Northern Light Mercy Hospital is a not-for-profit community hospital in Portland, Maine. It was founded in 1918 by the Roman Catholic Diocese of Portland and the Sisters of Mercy to provide excellent healthcare, especially to the poor and disadvantaged. Mercy is located on a 42-acre campus overlooking the Fore River.

==History==
Northern Light Mercy Hospital opened as "Queen's Hospital" on the corner of State Street and Congress Street in response to the 1918 flu pandemic after city hospitals refused Irish Catholic patients during that pandemic. It had 25 beds.

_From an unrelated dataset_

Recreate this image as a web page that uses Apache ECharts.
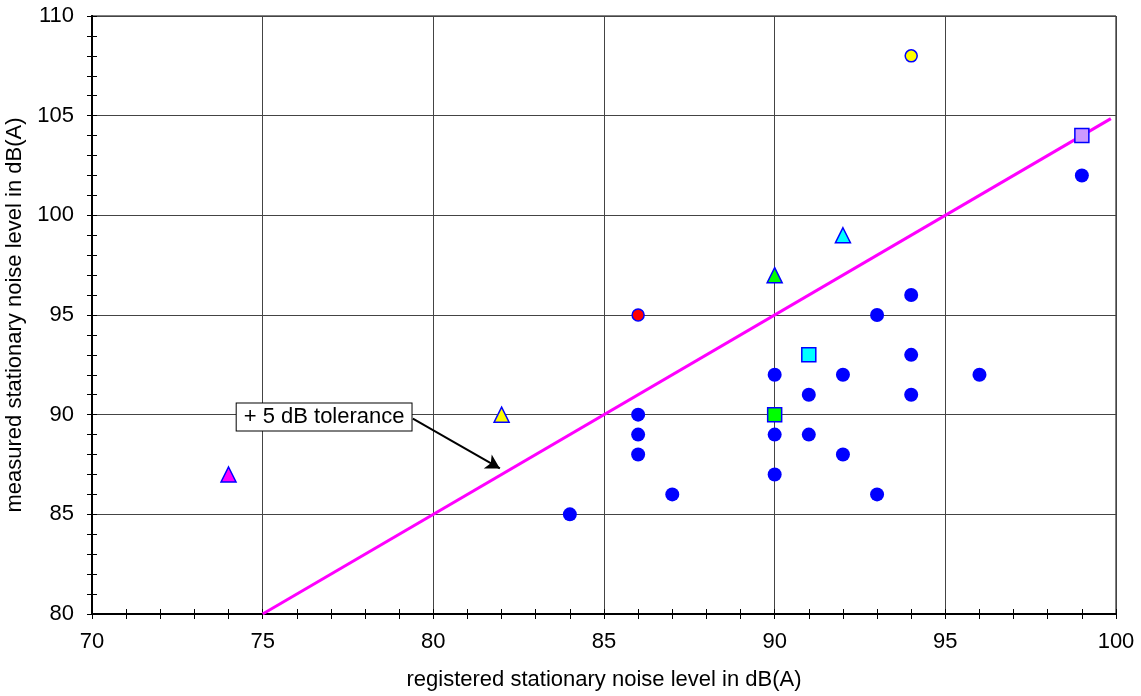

In 1941, as the United States stood on the brink of entering another world war, the growing city of Portland needed greater hospital capacity. To meet this need, the Sisters of Mercy arranged for the purchase of property at 144 State Street. That same year, the Sisters received additional control from the Diocese of Portland over the management of Queen's. To reflect the transition, Queen's Hospital became Mercy Hospital. In 1943, the new hospital location opened with 150 beds and 36 bassinets. The old Queen's Hospital buildings were kept for housing and classrooms for the 140 students then enrolled in the School of Nursing.

The hospital expanded in 1952 and was significantly renovated in the 1980s.

In 2006, Mercy began construction on its new campus along the Fore River with the plan to eventually consolidate the two campuses into one larger hospital. In September 2008, Mercy opened their new hospital at the Fore River campus. Until the campuses can be consolidated, Mercy would maintain two hospitals in Portland, Maine.

In 2013, Mercy Hospital was acquired by Eastern Maine Healthcare Systems (EMHS) of Brewer, Maine. In 2018, EMHS rebranded as Northern Light Health and Mercy Hospital began doing business as Northern Light Mercy Hospital.

In January 2022, Northern Light Mercy Hospital permanently closed their State Street hospital location once they opened the new emergency room at their Fore River campus. This marked the final step in their campus consolidation efforts.